::: DATA SUPPLIED :::

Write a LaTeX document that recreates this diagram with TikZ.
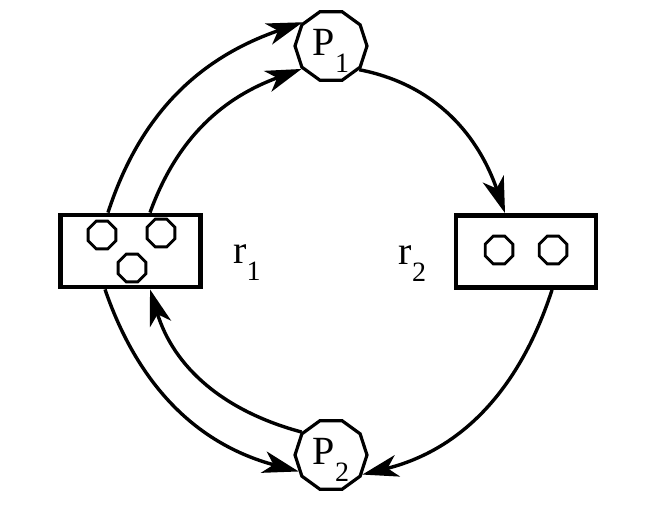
\documentclass[tikz,border=0pt]{standalone}
\usepackage{fontspec}
\setmainfont{Liberation Serif}
\usetikzlibrary{arrows.meta, positioning, shapes.geometric}
\newcommand{\withsub}[2]{#1\raisebox{-8.5pt}[0pt][4pt]{\fontsize{14}{14}\selectfont #2}}

\begin{document}
\begin{tikzpicture}[
    x=0.5pt, y=0.5pt,
    font=\fontsize{20}{23}\selectfont,
    proc/.style={regular polygon, regular polygon sides=10, draw,
                 line width=1.6pt, minimum size=36pt, inner sep=0pt},
    res/.style={rectangle, draw, line width=2.4pt,
                minimum width=70pt, minimum height=36pt},
    tok/.style={regular polygon, regular polygon sides=8, draw,
                line width=1.4pt, minimum size=15pt, inner sep=0pt},
    lbl/.style={inner sep=0pt},
    arr/.style={-{Stealth[length=18pt, width=11pt, inset=5pt]}, line width=1.7pt},
    node distance=15pt
  ]
  \useasboundingbox (0,0) rectangle (667,507);

  \node[proc] (P1) at (331,461) {\withsub{P}{1}};
  \node[proc] (P2) at (331,52)  {\withsub{P}{2}};
  \node[res]  (r1) at (130.5,256) {};
  \node[res]  (r2) at (526,255.5) {};

  \node[lbl, right=15pt of r1, yshift=-3.6pt] (r1l) {\withsub{r}{1}};
  \node[lbl, left=13.5pt of r2, yshift=-3.6pt] (r2l) {\withsub{r}{2}};

  % tokens
  \node[tok] (t1) at (102,272) {};
  \node[tok] (t2) at (161,274) {};
  \node[tok] (t3) at (132,239) {};
  \node[tok] (t4) at (499,257) {};
  \node[tok] (t5) at (553,257) {};

  \coordinate (r1a) at ([xshift=-11.25pt]r1.north);
  \coordinate (r1b) at ([xshift=9.75pt]r1.north);
  \coordinate (r1c) at ([xshift=-12.75pt]r1.south);
  \coordinate (r1d) at ([xshift=9.75pt]r1.south);
  \coordinate (r2a) at ([xshift=-10.5pt]r2.north);
  \coordinate (r2b) at ([xshift=13pt]r2.south);

  \foreach \a/\b/\o/\i in {r1a/P1.140/72/199, r1b/P1.218/70/200,
                           P1.-40/r2a/-11/109, r2b/P2.-32/252/14,
                           r1c/P2.207/-71/165, P2.142/r1d/165/287}
    \draw[arr] (\a) to[out=\o, in=\i] (\b);

\end{tikzpicture}
\end{document}
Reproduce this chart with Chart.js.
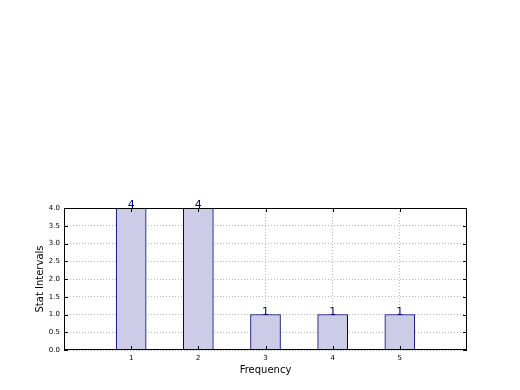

:::

§ **WORK TO DO**
Only lines with the string "this" belong in your answer; copy each one.

§ **ANSWER TO THE EXERCISE**
Write a LaTeX document that recreates this diagram with TikZ.
Reproduce this chart with Chart.js.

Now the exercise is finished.